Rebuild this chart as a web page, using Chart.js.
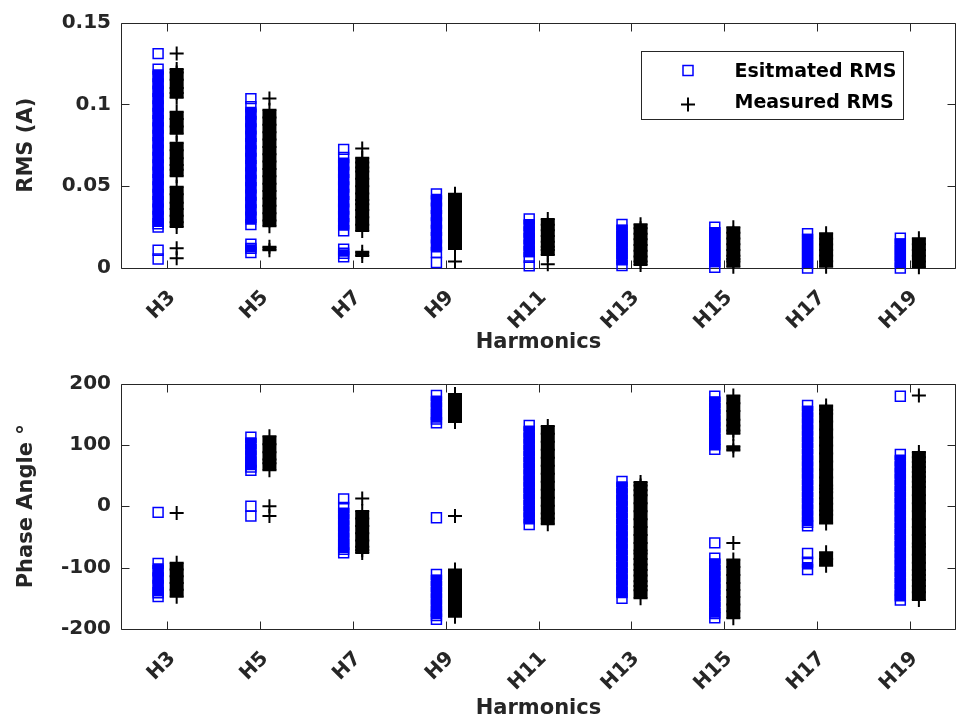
<!DOCTYPE html>
<html>
<head>
<meta charset="utf-8">
<title>Harmonic RMS and phase angle</title>
<script src="https://cdn.jsdelivr.net/npm/chart.js@4.4.1/dist/chart.umd.min.js"></script>
<style>
  body { margin: 0; background: #fff; }
  .plot { position: relative; width: 965px; height: 361px; }
</style>
</head>
<body>
<div class="plot"><canvas id="rmsChart"></canvas></div>
<div class="plot"><canvas id="phaseChart"></canvas></div>
<script>
// harmonic orders on the x axis
const harmonics = ['H3', 'H5', 'H7', 'H9', 'H11', 'H13', 'H15', 'H17', 'H19'];
const rmsTicks = [0, 0.05, 0.1, 0.15];
const phaseTicks = [-200, -100, 0, 100, 200];

// RMS (A), one list per harmonic
const rmsEstimated = [
    [0.131, 0.1215, 0.117, 0.1125, 0.108, 0.1035, 0.099, 0.0945, 0.090, 0.0855, 0.081, 0.0765, 0.072, 0.0675, 0.063, 0.0585, 0.054, 0.0495, 0.045, 0.0405, 0.036, 0.0315, 0.027, 0.025, 0.0108, 0.0055],
    [0.1035, 0.0985, 0.094, 0.0895, 0.085, 0.0805, 0.076, 0.0715, 0.067, 0.0625, 0.058, 0.0535, 0.049, 0.0445, 0.040, 0.0355, 0.031, 0.0265, 0.0145, 0.012, 0.0095],
    [0.0725, 0.0675, 0.063, 0.0585, 0.054, 0.0495, 0.045, 0.0405, 0.036, 0.0315, 0.027, 0.0228, 0.0115, 0.009, 0.0068],
    [0.0453, 0.041, 0.0365, 0.032, 0.0275, 0.023, 0.0185, 0.014, 0.0095, 0.0034],
    [0.030, 0.026, 0.022, 0.018, 0.014, 0.010, 0.0065, 0.0013],
    [0.0266, 0.023, 0.0195, 0.016, 0.0125, 0.009, 0.0055, 0.0015],
    [0.0249, 0.0215, 0.018, 0.0145, 0.011, 0.0075, 0.004, 0.0004],
    [0.021, 0.0175, 0.014, 0.0105, 0.007, 0.0035, 0.0],
    [0.0182, 0.0145, 0.011, 0.0075, 0.004, 0.0]
];
const rmsMeasured = [
    [0.131, 0.1216, 0.1195, 0.115, 0.110, 0.107, 0.104, 0.0955, 0.091, 0.0865, 0.082, 0.0765, 0.072, 0.067, 0.063, 0.060, 0.056, 0.0496, 0.045, 0.0398, 0.036, 0.032, 0.028, 0.025, 0.012, 0.006],
    [0.1035, 0.0967, 0.092, 0.0875, 0.083, 0.0785, 0.074, 0.0695, 0.065, 0.0605, 0.056, 0.0515, 0.047, 0.0425, 0.038, 0.0335, 0.029, 0.0255, 0.013, 0.0108],
    [0.073, 0.0673, 0.0644, 0.0614, 0.059, 0.0545, 0.050, 0.0455, 0.0416, 0.039, 0.0355, 0.031, 0.0265, 0.0226, 0.010, 0.0073],
    [0.0453, 0.041, 0.0365, 0.032, 0.0294, 0.025, 0.0215, 0.0184, 0.016, 0.013, 0.0116, 0.0039],
    [0.030, 0.0265, 0.023, 0.0195, 0.016, 0.013, 0.011, 0.008, 0.0023],
    [0.0267, 0.0243, 0.021, 0.0175, 0.014, 0.0105, 0.007, 0.0039, 0.0018],
    [0.0249, 0.0215, 0.018, 0.0145, 0.011, 0.0075, 0.0055, 0.0039, 0.0008],
    [0.0212, 0.0178, 0.0144, 0.011, 0.0076, 0.0042, 0.0008],
    [0.0182, 0.0145, 0.011, 0.0075, 0.004, 0.0005]
];

// phase angle (degrees), one list per harmonic
const phaseEstimated = [
    [-10, -93, -105, -117, -129, -141, -147],
    [112.5, 102, 92, 82, 72, 64, 58.5, 0, -16],
    [12, -2, -12, -22, -32, -42, -52, -62, -70, -76],
    [180.5, 170, 160, 150, 142, 136, -18.7, -111, -121, -131, -141, -151, -161, -171, -178, -184],
    [131.7, 121, 111, 101, 91, 81, 71, 61, 51, 41, 31, 21, 11, 1, -9, -19, -29.8],
    [40.6, 30, 20, 10, 0, -10, -20, -30, -40, -50, -60, -70, -80, -90, -100, -110, -120, -130, -140, -150],
    [179.3, 169, 159, 149, 139, 129, 119, 109, 100, 92.7, -59.7, -84.6, -95, -105, -115, -125, -135, -145, -155, -165, -175, -181.6],
    [164.2, 154, 144, 134, 124, 114, 104, 94, 84, 74, 64, 54, 44, 34, 24, 14, 4, -6, -16, -26, -32, -77, -91, -103],
    [179.3, 84.5, 74, 64, 54, 44, 34, 24, 14, 4, -6, -16, -26, -36, -46, -56, -66, -76, -86, -96, -106, -116, -126, -136, -146, -153]
];
const phaseMeasured = [
    [-11, -92, -103, -114, -125, -136, -147.5],
    [114, 101, 88, 76, 70, 58.5, 0, -16],
    [12.5, -7.7, -20, -32, -44, -56, -66, -71.5, -76],
    [183, 173, 163, 153.3, 145.2, 137.1, -16, -103, -110, -118, -128.5, -138, -148, -158, -168, -175, -180],
    [130.6, 118, 105, 92, 79, 66, 53, 40, 27, 14, 1, -11.9, -20, -29.3],
    [39.5, 34, 26, 18, 5, -8, -21, -34, -47, -60, -72, -77, -86, -95, -104, -113, -122, -130, -137, -150],
    [180.5, 168, 155, 141, 131.7, 123.6, 118.2, 97.6, 91, -59.7, -86.7, -99, -112, -125, -136.6, -148, -160, -171, -182.6],
    [164.2, 157, 150.6, 138, 125, 112, 99, 86, 73, 60, 47, 34, 28.7, 23, 13, 4, -7, -14, -28, -75, -86, -97],
    [180.5, 88.3, 80, 72, 64, 56, 48, 40, 31.4, 18, 5, -8, -21, -34, -47, -60.6, -66, -79, -92, -104, -112, -120, -130, -140, -152.8]
];

const BLUE = '#0000ff';
const AXIS = '#262626';
Chart.defaults.font.family = "'DejaVu Sans', sans-serif";
Chart.defaults.font.weight = 'bold';

// x position: harmonic index, estimated left of the tick, measured right
function toPoints(series, shift) {
    const pts = [];
    series.forEach((vals, i) => vals.forEach(v => pts.push({ x: i + 1 + shift, y: v })));
    return pts;
}

// markers closer than `gap` px merge into a solid column, like the dense marker stacks
function columnColor(color, gap) {
    return ctx => (Math.abs(ctx.p0.x - ctx.p1.x) < 1 && Math.abs(ctx.p0.y - ctx.p1.y) <= gap) ? color : 'rgba(0,0,0,0)';
}

// box with inward ticks, matlab style
const boxPlugin = {
    id: 'boxPlugin',
    beforeDatasetsDraw(chart) {
        const { ctx, chartArea: a, scales: { x, y } } = chart;
        const l = Math.round(a.left) + 0.5, r = Math.round(a.right) - 0.5;
        const t = Math.round(a.top) + 0.5, b = Math.round(a.bottom) + 0.5;
        ctx.save();
        ctx.strokeStyle = AXIS;
        ctx.lineWidth = 1;
        ctx.beginPath();
        ctx.rect(l, t, r - l, b - t);
        x.ticks.forEach(tk => {
            const px = Math.round(x.getPixelForValue(tk.value)) + 0.5;
            ctx.moveTo(px, b); ctx.lineTo(px, b - 8);
            ctx.moveTo(px, t); ctx.lineTo(px, t + 8);
        });
        y.ticks.forEach(tk => {
            const py = Math.round(y.getPixelForValue(tk.value)) + 0.5;
            ctx.moveTo(l, py); ctx.lineTo(l + 8, py);
            ctx.moveTo(r, py); ctx.lineTo(r - 8, py);
        });
        ctx.stroke();
        ctx.restore();
    }
};

// legend box in the upper right of the RMS plot
const legendBox = {
    id: 'legendBox',
    afterDatasetsDraw(chart) {
        const { ctx, chartArea: a } = chart;
        const left = Math.round(a.right) - 314.5, top = Math.round(a.top) + 28.5;
        const w = 262, h = 68;
        const ds = chart.data.datasets;
        ctx.save();
        ctx.fillStyle = '#fff';
        ctx.fillRect(left, top, w, h);
        ctx.strokeStyle = AXIS;
        ctx.lineWidth = 1;
        ctx.strokeRect(left, top, w, h);

        const mx = left + 46.5, y1 = top + 19, y2 = top + 53;
        ctx.strokeStyle = BLUE;
        ctx.lineWidth = 1.5;
        ctx.strokeRect(mx - 5, y1 - 5, 10, 10);

        ctx.strokeStyle = '#000';
        ctx.lineWidth = 2;
        ctx.beginPath();
        ctx.moveTo(mx - 7, y2); ctx.lineTo(mx + 7, y2);
        ctx.moveTo(mx, y2 - 7); ctx.lineTo(mx, y2 + 7);
        ctx.stroke();

        ctx.fillStyle = '#000';
        ctx.font = "bold 19px 'DejaVu Sans'";
        ctx.textBaseline = 'middle';
        ctx.fillText(ds[0].label, left + 93, top + 21);
        ctx.fillText(ds[1].label, left + 93, top + 52);
        ctx.restore();
    }
};

function makeChart(id, est, meas, yTicks, yTitle, xTitlePad, labels, extra) {
    const estPts = toPoints(est, -0.1);
    const measPts = toPoints(meas, 0.1);
    return new Chart(document.getElementById(id), {
        type: 'scatter',
        data: {
            datasets: [
                {
                    label: labels[0], data: estPts, showLine: false,
                    pointStyle: 'rect', pointRadius: 7, pointBorderWidth: 1.5,
                    pointBorderColor: BLUE, pointBackgroundColor: 'rgba(0,0,0,0)', clip: false
                },
                {
                    label: labels[1], data: measPts, showLine: false,
                    pointStyle: 'cross', pointRadius: 7, pointBorderWidth: 2,
                    pointBorderColor: '#000', clip: false
                },
                {
                    label: 'est column', data: estPts, showLine: true, pointRadius: 0, pointHitRadius: 0,
                    borderWidth: 11, borderColor: BLUE, tension: 0, clip: false,
                    segment: { borderColor: columnColor(BLUE, 8) }
                },
                {
                    label: 'meas column', data: measPts, showLine: true, pointRadius: 0, pointHitRadius: 0,
                    borderWidth: 14, borderColor: '#000', tension: 0, clip: false,
                    segment: { borderColor: columnColor('#000', 9) }
                }
            ]
        },
        options: {
            responsive: true,
            maintainAspectRatio: false,
            animation: false,
            layout: { padding: { top: 22.5, right: 2, left: 0, bottom: 0 } },
            plugins: { legend: { display: false }, tooltip: { enabled: false } },
            scales: {
                x: {
                    type: 'linear', min: 0.5, max: 9.5,
                    grid: { display: false, drawTicks: false },
                    border: { display: false },
                    afterBuildTicks: s => { s.ticks = harmonics.map((h, i) => ({ value: i + 1 })); },
                    afterFit: s => { s.height = 93; },
                    ticks: {
                        autoSkip: false, minRotation: 45, maxRotation: 45,
                        padding: 18, labelOffset: 5, color: AXIS, font: { size: 20 },
                        callback: v => harmonics[Math.round(v) - 1]
                    },
                    title: {
                        display: true, text: 'Harmonics', color: AXIS,
                        font: { size: 21 }, padding: { top: 0, bottom: xTitlePad }
                    }
                },
                y: {
                    min: yTicks[0], max: yTicks[yTicks.length - 1],
                    grid: { display: false, drawTicks: false },
                    border: { display: false },
                    afterBuildTicks: s => { s.ticks = yTicks.map(v => ({ value: v })); },
                    afterFit: s => { s.width = 121; },
                    ticks: { padding: 10, color: AXIS, font: { size: 20 }, callback: v => String(v) },
                    title: {
                        display: true, text: yTitle, color: AXIS,
                        font: { size: 21 }, padding: { top: 14, bottom: 0 }
                    }
                }
            }
        },
        plugins: [boxPlugin].concat(extra)
    });
}

makeChart('rmsChart', rmsEstimated, rmsMeasured, rmsTicks, 'RMS (A)', 5.5,
    ['Esitmated RMS', 'Measured RMS'], [legendBox]);
makeChart('phaseChart', phaseEstimated, phaseMeasured, phaseTicks, 'Phase Angle °', 0.5,
    ['Esitmated phase', 'Measured phase'], []);
</script>
</body>
</html>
· · · ·
### Challenge
Give again exactly the lines running from the beginning of the material above through the line that contains "const phaseTicks = [-200, -100, 0, 100, 200];", and leave out every picture.

### Response
Rebuild this chart as a web page, using Chart.js.
<!DOCTYPE html>
<html>
<head>
<meta charset="utf-8">
<title>Harmonic RMS and phase angle</title>
<script src="https://cdn.jsdelivr.net/npm/chart.js@4.4.1/dist/chart.umd.min.js"></script>
<style>
  body { margin: 0; background: #fff; }
  .plot { position: relative; width: 965px; height: 361px; }
</style>
</head>
<body>
<div class="plot"><canvas id="rmsChart"></canvas></div>
<div class="plot"><canvas id="phaseChart"></canvas></div>
<script>
// harmonic orders on the x axis
const harmonics = ['H3', 'H5', 'H7', 'H9', 'H11', 'H13', 'H15', 'H17', 'H19'];
const rmsTicks = [0, 0.05, 0.1, 0.15];
const phaseTicks = [-200, -100, 0, 100, 200];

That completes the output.